The shifting of a tax must be clearly distinguished from the evasion of a tax. When an individual evades a tax he neither pays it and bears the burden, nor does anyone else. If all taxes were evaded no revenue would accrue to the state, while if all were shifted the revenue would not be affected, yet the person making the payment would not feel the burden. When the holder of a mortgage, for example, does not list it with the tax assessor, he evades the tax. If, however, he lists the mortgage as a part of his property, pays the tax levied upon it, and then charges the mortgagor a sufficiently high rate of interest to recoup himself for the tax, it is shifted, and the incidence is on the mortgagor.

Justice in taxation has long been an important fiscal problem, and from the time authorities began to give it their attention the question of shifting and incidence has received careful consideration. Some of the early theories of taxes find their justification in the ideas which were held concerning this particular phase. The ideas were sometimes unsound, and the tax systems were modified as experience showed the fallacies around which they were built. Some attention has been given to the shifting and incidence of revenues from the beginning of fiscal operations, yet it is only recently that any scientific study has been made as to causes, results, and methods. It is at present one of the most important questions - if, indeed, not the most important - to be considered in determining the justice of taxes. It is only when knowledge is had of the real bearer of a tax burden, that correct judgment can be passed as to the real justice of that tax.

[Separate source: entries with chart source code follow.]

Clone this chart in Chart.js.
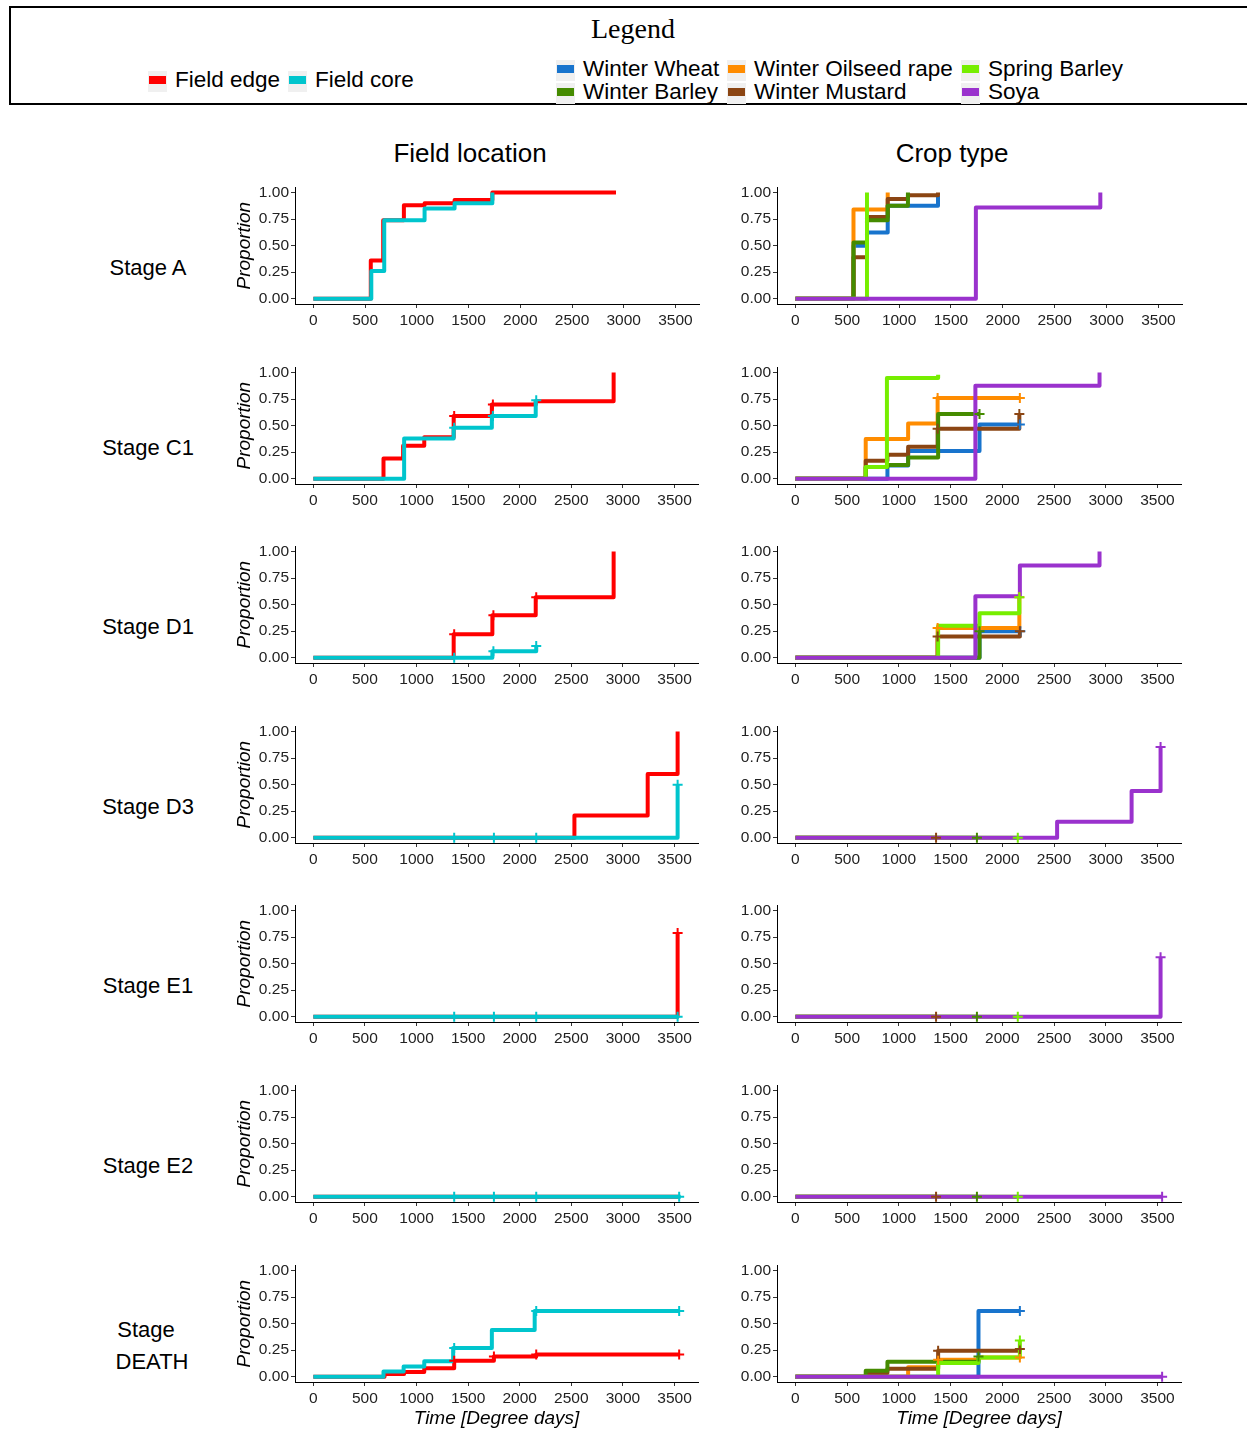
<!DOCTYPE html>
<html><head><meta charset="utf-8">
<script src="https://cdn.jsdelivr.net/npm/chart.js@4.4.0/dist/chart.umd.min.js"></script>
<style>
html,body{margin:0;padding:0;background:#fff;overflow:hidden;width:1247px;height:1429px;}
body{position:relative;font-family:"Liberation Sans",Arial,sans-serif;}
.t{position:absolute;white-space:nowrap;transform:translate(-50%,-50%);color:#000;line-height:1;}
.l{position:absolute;white-space:nowrap;transform:translateY(-50%);color:#000;font-size:22.5px;line-height:1;}
canvas{position:absolute;}
#legend{position:absolute;left:9px;top:6px;width:1280px;height:99px;border:2px solid #000;box-sizing:border-box;}
.key{position:absolute;width:19px;height:21px;background:#f0f0f0;}
.key i{position:absolute;left:1px;top:5px;width:17px;height:8px;}
</style></head><body>
<div id="legend"></div>
<script>
// ---------- axis ticks ----------
const xTicks = [0,500,1000,1500,2000,2500,3000,3500];
const xTickLabels = ['0','500','1000','1500','2000','2500','3000','3500'];
const yTicks = [0,0.25,0.5,0.75,1];
const yTickLabels = ['0.00','0.25','0.50','0.75','1.00'];
const stageLabels = ['Stage A','Stage C1','Stage D1','Stage D3','Stage E1','Stage E2','Stage|DEATH'];
const locationNames = ['Field edge','Field core'];
const cropNames = ['Winter Wheat','Winter Oilseed rape','Spring Barley','Winter Barley','Winter Mustard','Soya'];

// ---------- Field location: [time, proportion] step points, censor times ----------
const A_edge = [[0,0],[555,0.36],[675,0.74],[875,0.88],[1075,0.90],[1365,0.93],[1730,1.0],[2925,1.0]];
const A_edge_c = [];
const A_core = [[0,0],[560,0.26],[685,0.74],[1075,0.85],[1365,0.90],[1730,1.0]];
const A_core_c = [];
const C1_edge = [[0,0],[680,0.19],[870,0.31],[1075,0.39],[1360,0.59],[1730,0.70],[2155,0.73],[2910,1.0]];
const C1_edge_c = [1365,1740];
const C1_core = [[0,0],[880,0.38],[1360,0.48],[1730,0.59],[2155,0.74]];
const C1_core_c = [1365,1740,2160];
const D1_edge = [[0,0],[1360,0.22],[1735,0.40],[2155,0.57],[2910,1.0]];
const D1_edge_c = [1365,1745,2160];
const D1_core = [[0,0],[1735,0.06],[2160,0.11]];
const D1_core_c = [1365,1745,2160];
const D3_edge = [[0,0],[2530,0.21],[3240,0.60],[3530,1.0]];
const D3_edge_c = [];
const D3_core = [[0,0],[3530,0.50]];
const D3_core_c = [1365,1750,2160,3530];
const E1_edge = [[0,0],[3530,0.79]];
const E1_edge_c = [3530];
const E1_core = [[0,0],[3540,0]];
const E1_core_c = [1365,1750,2160,3530];
const E2_edge = [[0,0],[3540,0]];
const E2_edge_c = [];
const E2_core = [[0,0],[3560,0]];
const E2_core_c = [1365,1750,2160,3545];
const DEATH_edge = [[0,0],[690,0.025],[880,0.045],[1075,0.08],[1365,0.15],[1750,0.19],[2160,0.21],[3545,0.21]];
const DEATH_edge_c = [1365,1750,2160,3545];
const DEATH_core = [[0,0],[680,0.05],[875,0.095],[1075,0.146],[1355,0.27],[1730,0.44],[2145,0.62],[3545,0.62]];
const DEATH_core_c = [1365,2160,3545];

// ---------- Crop type ----------
const A_ww = [[0,0],[560,0.50],[690,0.625],[890,0.875],[1375,0.97]];
const A_wor = [[0,0],[560,0.84],[890,1.0]];
const A_sb = [[0,0],[690,1.0]];
const A_wb = [[0,0],[560,0.53],[690,0.74],[890,0.875],[1085,1.0]];
const A_wm = [[0,0],[560,0.39],[690,0.77],[890,0.94],[1085,0.975],[1375,1.0]];
const A_soy = [[0,0],[1740,0.86],[2940,1.0]];
const A_ww_c = [], A_wor_c = [], A_sb_c = [], A_wb_c = [], A_wm_c = [], A_soy_c = [];

const C1_ww = [[0,0],[890,0.125],[1090,0.26],[1780,0.51],[2170,0.51]];
const C1_ww_c = [2170];
const C1_wor = [[0,0],[680,0.375],[1090,0.52],[1375,0.76],[2170,0.76]];
const C1_wor_c = [1375,2170];
const C1_sb = [[0,0],[680,0.11],[885,0.95],[1380,0.98]];
const C1_sb_c = [];
const C1_wb = [[0,0],[680,0.11],[890,0.13],[1090,0.20],[1380,0.61],[1780,0.61]];
const C1_wb_c = [1780];
const C1_wm = [[0,0],[680,0.17],[890,0.225],[1090,0.30],[1375,0.47],[2165,0.61]];
const C1_wm_c = [1375,2165];
const C1_soy = [[0,0],[1740,0.875],[2940,1.0]];
const C1_soy_c = [];

const D1_ww = [[0,0],[1780,0.25],[2175,0.25]];
const D1_ww_c = [2175];
const D1_wor = [[0,0],[1375,0.28],[2165,0.57]];
const D1_wor_c = [1375,2165];
const D1_sb = [[0,0],[1380,0.30],[1780,0.42],[2165,0.57]];
const D1_sb_c = [2165];
const D1_wb = [[0,0],[1780,0.25]];
const D1_wb_c = [1780];
const D1_wm = [[0,0],[1375,0.20],[2170,0.25]];
const D1_wm_c = [1375,2170];
const D1_soy = [[0,0],[1740,0.58],[2170,0.87],[2940,1.0]];
const D1_soy_c = [];

const D3_soy = [[0,0],[2530,0.15],[3250,0.44],[3530,0.855]];
const D3_soy_c = [3530];
const D3_wm = [[0,0],[1360,0]];
const D3_wm_c = [1360];
const D3_wb = [[0,0],[1755,0]];
const D3_wb_c = [1755];
const D3_sb = [[0,0],[2150,0]];
const D3_sb_c = [2150];

const E1_soy = [[0,0],[3530,0.56]];
const E1_soy_c = [3530];
const E1_wm = [[0,0],[1360,0]];
const E1_wm_c = [1360];
const E1_wb = [[0,0],[1755,0]];
const E1_wb_c = [1755];
const E1_sb = [[0,0],[2150,0]];
const E1_sb_c = [2150];

const E2_soy = [[0,0],[3545,0]];
const E2_soy_c = [3545];
const E2_wm = [[0,0],[1360,0]];
const E2_wm_c = [1360];
const E2_wb = [[0,0],[1755,0]];
const E2_wb_c = [1755];
const E2_sb = [[0,0],[2150,0]];
const E2_sb_c = [2150];

const DEATH_ww = [[0,0],[1770,0.62],[2170,0.62]];
const DEATH_ww_c = [2170];
const DEATH_wor = [[0,0],[1090,0.09],[1380,0.16],[1770,0.18],[2170,0.18]];
const DEATH_wor_c = [1380,2170];
const DEATH_sb = [[0,0],[1380,0.13],[1770,0.18],[2170,0.34]];
const DEATH_sb_c = [2170];
const DEATH_wb = [[0,0],[680,0.055],[890,0.14],[1770,0.19]];
const DEATH_wb_c = [1770];
const DEATH_wm = [[0,0],[685,0.035],[890,0.076],[1380,0.245],[2170,0.26]];
const DEATH_wm_c = [1380,2170];
const DEATH_soy = [[0,0],[3545,0]];
const DEATH_soy_c = [3545];

const colors = {
  'Field edge':'#FF0000','Field core':'#00C5CD',
  'Winter Wheat':'#1874CD','Winter Oilseed rape':'#FF8C00','Spring Barley':'#76EE00',
  'Winter Barley':'#458B00','Winter Mustard':'#8B4513','Soya':'#9A32CD'
};

// per row: series listed top-most first
const locRows = [
  [['Field core',A_core,A_core_c],['Field edge',A_edge,A_edge_c]],
  [['Field core',C1_core,C1_core_c],['Field edge',C1_edge,C1_edge_c]],
  [['Field core',D1_core,D1_core_c],['Field edge',D1_edge,D1_edge_c]],
  [['Field core',D3_core,D3_core_c],['Field edge',D3_edge,D3_edge_c]],
  [['Field core',E1_core,E1_core_c],['Field edge',E1_edge,E1_edge_c]],
  [['Field core',E2_core,E2_core_c],['Field edge',E2_edge,E2_edge_c]],
  [['Field core',DEATH_core,DEATH_core_c],['Field edge',DEATH_edge,DEATH_edge_c]]
];
const cropRows = [
  [['Soya',A_soy,A_soy_c],['Spring Barley',A_sb,A_sb_c],['Winter Barley',A_wb,A_wb_c],['Winter Mustard',A_wm,A_wm_c],['Winter Oilseed rape',A_wor,A_wor_c],['Winter Wheat',A_ww,A_ww_c]],
  [['Soya',C1_soy,C1_soy_c],['Spring Barley',C1_sb,C1_sb_c],['Winter Barley',C1_wb,C1_wb_c],['Winter Mustard',C1_wm,C1_wm_c],['Winter Oilseed rape',C1_wor,C1_wor_c],['Winter Wheat',C1_ww,C1_ww_c]],
  [['Soya',D1_soy,D1_soy_c],['Spring Barley',D1_sb,D1_sb_c],['Winter Barley',D1_wb,D1_wb_c],['Winter Mustard',D1_wm,D1_wm_c],['Winter Oilseed rape',D1_wor,D1_wor_c],['Winter Wheat',D1_ww,D1_ww_c]],
  [['Soya',D3_soy,D3_soy_c],['Spring Barley',D3_sb,D3_sb_c],['Winter Barley',D3_wb,D3_wb_c],['Winter Mustard',D3_wm,D3_wm_c]],
  [['Soya',E1_soy,E1_soy_c],['Spring Barley',E1_sb,E1_sb_c],['Winter Barley',E1_wb,E1_wb_c],['Winter Mustard',E1_wm,E1_wm_c]],
  [['Soya',E2_soy,E2_soy_c],['Spring Barley',E2_sb,E2_sb_c],['Winter Barley',E2_wb,E2_wb_c],['Winter Mustard',E2_wm,E2_wm_c]],
  [['Soya',DEATH_soy,DEATH_soy_c],['Spring Barley',DEATH_sb,DEATH_sb_c],['Winter Barley',DEATH_wb,DEATH_wb_c],['Winter Mustard',DEATH_wm,DEATH_wm_c],['Winter Oilseed rape',DEATH_wor,DEATH_wor_c],['Winter Wheat',DEATH_ww,DEATH_ww_c]]
];

function valAt(s,t){let v=0;for(const p of s){if(p[0]<=t)v=p[1];}return v;}

const FONT = '"Liberation Sans", Arial, sans-serif';
Chart.defaults.font.family = FONT;

function addText(txt, x, y, size, extra){
  const d=document.createElement('div');d.className='t';d.textContent=txt;
  d.style.left=x+'px';d.style.top=y+'px';d.style.fontSize=size+'px';
  if(extra)Object.assign(d.style,extra);
  document.body.appendChild(d);
}

function makePanel(row, side, series){
  const last = row===6;
  const y0 = 298.3 + 179.6*row;
  const plotTop = y0 - 112.35;
  const ctop = Math.round(plotTop) - 10;
  const xH = last ? 48 : 30;
  const H = 10 + 118 + xH;
  const left = side==='L' ? 230 : 720;
  const W = side==='L' ? 475 : 468;
  const yW = side==='L' ? 65 : 57;
  const cv=document.createElement('canvas');
  cv.width=W;cv.height=H;cv.style.left=left+'px';cv.style.top=ctop+'px';
  cv.style.width=W+'px';cv.style.height=H+'px';
  document.body.appendChild(cv);
  const datasets=[];
  series.forEach(([name,pts,cens])=>{
    if(cens.length) datasets.push({
      data:cens.map(t=>({x:t,y:valAt(pts,t)})),
      showLine:false,pointStyle:'cross',pointRadius:5,pointBorderWidth:2,
      borderColor:colors[name],backgroundColor:colors[name],clip:false
    });
  });
  series.forEach(([name,pts])=>{
    if(pts.length) datasets.push({
      data:pts.map(p=>({x:p[0],y:p[1]})),
      borderColor:colors[name],borderWidth:4,stepped:true,pointRadius:0,
      fill:false,borderJoinStyle:'round',borderCapStyle:'butt'
    });
  });
  const tickFont={family:FONT,size:15.5};
  new Chart(cv,{
    type:'line',
    data:{datasets},
    options:{
      animation:false,responsive:false,devicePixelRatio:1,
      layout:{padding:{left:0,top:10,right:6,bottom:0}},
      plugins:{legend:{display:false},tooltip:{enabled:false}},
      scales:{
        x:{type:'linear',min:-177.5,max:3727.5,
          afterBuildTicks:s=>{s.ticks=xTicks.map(v=>({value:v}));},
          afterFit:s=>{s.height=xH;},
          ticks:{font:tickFont,color:'#222',padding:3,maxRotation:0,autoSkip:false,callback:(v,i)=>xTickLabels[i]},
          grid:{drawOnChartArea:false,drawTicks:true,tickLength:4,color:'#333'},
          border:{display:true,color:'#000',width:1},
          title:{display:last,text:'Time [Degree days]',color:'#000',font:{family:FONT,size:19,style:'italic'},padding:{top:0,bottom:0}}
        },
        y:{type:'linear',min:-0.05,max:1.05,
          afterBuildTicks:s=>{s.ticks=yTicks.map(v=>({value:v}));},
          afterFit:s=>{s.width=yW;},
          ticks:{font:tickFont,color:'#222',padding:2,autoSkip:false,callback:(v,i)=>yTickLabels[i]},
          grid:{drawOnChartArea:false,drawTicks:true,tickLength:4,color:'#333'},
          border:{display:true,color:'#000',width:1},
          title:{display:side==='L',text:'Proportion',color:'#000',font:{family:FONT,size:19,style:'italic'},padding:{top:3,bottom:0}}
        }
      }
    }
  });
}

for(let r=0;r<7;r++){
  makePanel(r,'L',locRows[r]);
  makePanel(r,'R',cropRows[r]);
  const cy = 268 + 179.6*r;
  const lab = stageLabels[r].split('|');
  if(lab.length===1) addText(lab[0],148,cy,22);
  else { addText(lab[0],146,cy-16,22); addText(lab[1],152,cy+16,22); }
}
addText('Field location',470,153,26);
addText('Crop type',952,153,26);

// ---------- legend ----------
function legText(txt,x,y,size,font){
  const d=document.createElement('div');d.className='t';d.textContent=txt;
  d.style.left=x+'px';d.style.top=y+'px';d.style.fontSize=size+'px';if(font)d.style.fontFamily=font;
  document.body.appendChild(d);
}
legText('Legend',633,29,28,'"Liberation Serif","Times New Roman",serif');
function legItem(name,kx,cy){
  const k=document.createElement('div');k.className='key';k.style.left=(kx-1)+'px';k.style.top=(cy-9)+'px';
  const i=document.createElement('i');i.style.background=colors[name];k.appendChild(i);document.body.appendChild(k);
  const d=document.createElement('div');d.className='l';d.textContent=name;d.style.left=(kx+26)+'px';d.style.top=cy+'px';
  document.body.appendChild(d);
}
legItem(locationNames[0],149,80);
legItem(locationNames[1],289,80);
const cropKeyX=[557,728,962];
legItem(cropNames[0],cropKeyX[0],69);
legItem(cropNames[1],cropKeyX[1],69);
legItem(cropNames[2],cropKeyX[2],69);
legItem(cropNames[3],cropKeyX[0],92);
legItem(cropNames[4],cropKeyX[1],92);
legItem(cropNames[5],cropKeyX[2],92);
</script>
</body></html>
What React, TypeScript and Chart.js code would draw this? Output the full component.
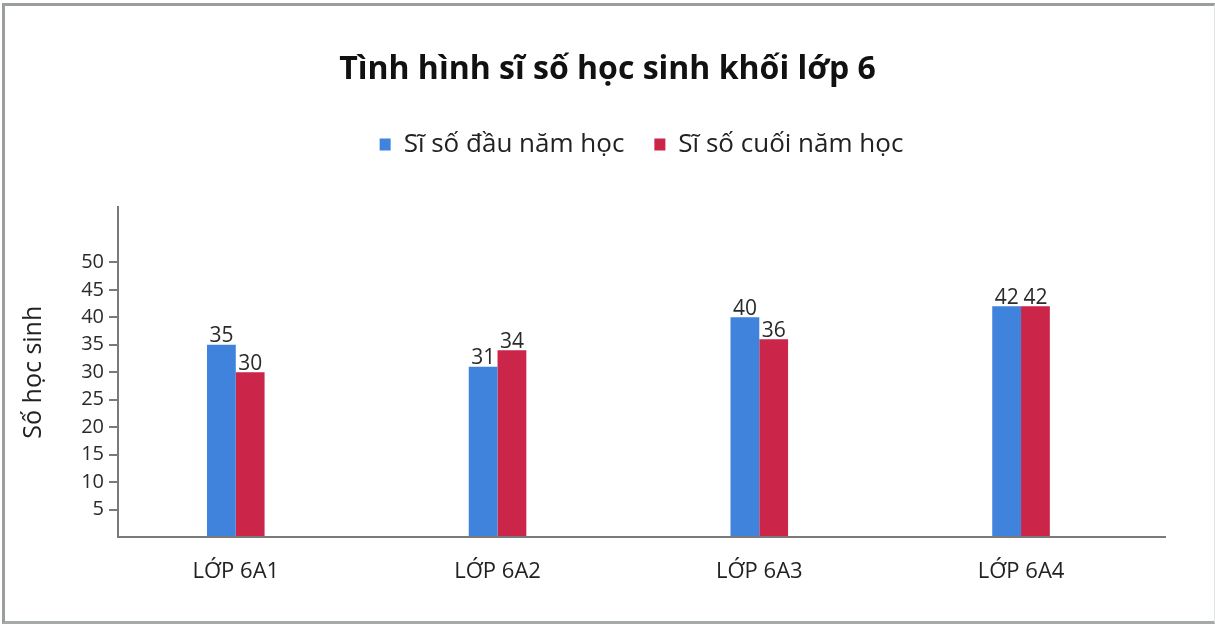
import React, { useEffect, useRef } from "react";
import { Chart, registerables } from "chart.js";

Chart.register(...registerables);

const categories = ["LỚP 6A1", "LỚP 6A2", "LỚP 6A3", "LỚP 6A4"];
const startOfYear = [35, 31, 40, 42];
const endOfYear = [30, 34, 36, 42];
const seriesNames = ["Sĩ số đầu năm học", "Sĩ số cuối năm học"];
const yTickValues = [5, 10, 15, 20, 25, 30, 35, 40, 45, 50];
const chartTitle = "Tình hình sĩ số học sinh khối lớp 6";
const yAxisTitle = "Số học sinh";

const BLUE = "#3f83dc";
const RED = "#cb2549";
const FONT = "'Open Sans', 'Noto Sans', sans-serif";

const valueLabels = {
  id: "valueLabels",
  afterDatasetsDraw(chart: any) {
    const ctx = chart.ctx;
    ctx.save();
    ctx.font = `21px ${FONT}`;
    ctx.fillStyle = "#2a2a2a";
    ctx.textAlign = "center";
    ctx.textBaseline = "bottom";
    chart.data.datasets.forEach((ds: any, di: number) => {
      const meta = chart.getDatasetMeta(di);
      meta.data.forEach((el: any, i: number) => {
        const v = ds.data[i].y;
        ctx.fillText(String(v), el.x, el.y + 2);
      });
    });
    ctx.restore();
  },
};

export default function App() {
  const ref = useRef<HTMLCanvasElement>(null);
  useEffect(() => {
    if (!ref.current) return;
    const chart = new Chart(ref.current, {
      type: "bar",
      data: {
        datasets: [
          {
            label: seriesNames[0],
            data: startOfYear.map((v, i) => ({ x: i, y: v })),
            backgroundColor: BLUE,
            categoryPercentage: 0.22,
            barPercentage: 1,
          },
          {
            label: seriesNames[1],
            data: endOfYear.map((v, i) => ({ x: i, y: v })),
            backgroundColor: RED,
            categoryPercentage: 0.22,
            barPercentage: 1,
          },
        ],
      },
      options: {
        animation: false,
        responsive: false,
        maintainAspectRatio: false,
        layout: { padding: 0 },
        plugins: {
          tooltip: { enabled: false },
          title: {
            display: true,
            text: chartTitle,
            color: "#111",
            font: { family: FONT, size: 32, weight: "bold", lineHeight: 1.2 },
            padding: { top: 51, bottom: 12 },
          },
          legend: {
            display: true,
            position: "top",
            fullSize: false,
            labels: {
              color: "#222",
              font: { family: FONT, size: 26 },
              boxWidth: 11,
              boxHeight: 12,
              padding: 30,
            },
          },
          subtitle: {
            display: true,
            text: " ",
            color: "rgba(0,0,0,0)",
            weight: 500,
            font: { size: 10, lineHeight: 1.2 },
            padding: { top: 28, bottom: 0 },
          },
        },
        scales: {
          x: {
            type: "linear",
            offset: false,
            min: -0.45,
            max: 3.55,
            afterBuildTicks: (s: any) => {
              s.ticks = categories.map((_, i) => ({ value: i }));
            },
            afterFit: (s: any) => {
              s.height = 87;
            },
            ticks: {
              autoSkip: false,
              maxRotation: 0,
              padding: 22,
              color: "#222",
              font: { family: FONT, size: 22 },
              callback: (v: any) => categories[v] ?? "",
            },
            grid: { display: true, offset: false, drawOnChartArea: false, drawTicks: false },
            border: { display: true, color: "#7a7a7a", width: 2 },
          },
          y: {
            type: "linear",
            min: 0,
            max: 60,
            afterFit: (s: any) => {
              s.width = 118;
            },
            title: {
              display: true,
              text: yAxisTitle,
              color: "#222",
              font: { family: FONT, size: 25 },
              padding: { top: 19, bottom: 0 },
            },
            ticks: {
              stepSize: 5,
              padding: 5,
              color: "#2a2a2a",
              font: { family: FONT, size: 20 },
              callback: (v: any) => (yTickValues.includes(v) ? String(v) : ""),
            },
            grid: {
              drawOnChartArea: false,
              drawTicks: true,
              tickLength: 9,
              lineWidth: 2,
              color: (c: any) =>
                c.tick && yTickValues.includes(c.tick.value) ? "#7a7a7a" : "rgba(0,0,0,0)",
            },
            border: { display: true, color: "#7a7a7a", width: 2 },
          },
          yRight: {
            type: "linear",
            position: "right",
            display: true,
            afterFit: (s: any) => {
              s.width = 50;
            },
            ticks: { display: false },
            grid: { display: false },
            border: { display: false },
          },
        },
      } as any,
      plugins: [valueLabels],
    });
    return () => chart.destroy();
  }, []);

  return (
    <div style={{ position: "fixed", left: 0, top: 0, width: 1215, height: 624, background: "#fff" }}>
      <canvas ref={ref} width={1215} height={624} style={{ position: "absolute", left: 0, top: 0, width: 1215, height: 624 }} />
      <div
        style={{
          position: "absolute",
          left: 2,
          top: 3,
          width: 1209,
          height: 615,
          borderLeft: "3px solid #9a9e9e",
          borderTop: "3px solid #9a9e9e",
          borderBottom: "3px solid #a5a9a9",
          borderRight: "1px solid #e2e4e4",
          pointerEvents: "none",
        }}
      />
    </div>
  );
}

To know merely that a tax has been shifted is often insufficient knowledge to a reader or an investigator. It is not known how far the incidence is removed from the levy of the tax, whether the tax has been shifted once, twice, or a half dozen times. Neither is it known whether the shifting has been backward toward the producer, or forward toward the consumer, yet a tax might be shifted in either direction, depending on circumstances which will be discussed later. Where there has been more than one stage in the shifting process, a student often wants to notice the consequences of the tax, or the mode of shifting at one or more of these stages. The expressions, original incidence, or first incidence, second incidence, and so on, are sometimes used to denote the different stages in the shifting process. When used without a qualifying word, however, incidence refers to the final resting place of a tax.

A fiscal system which attempted to levy taxes only upon the individuals most able to bear tax burdens, might be very unjust in its operation because of the shifting of these burdens. The attempt should be made to levy taxes so that the incidence will occur where there is the greatest ability to bear the burden. Such an ideal, of course, would be difficult to attain, but it can be more nearly attained if fiscal authorities understand and apply the principles that govern the shifting and incidence of taxes.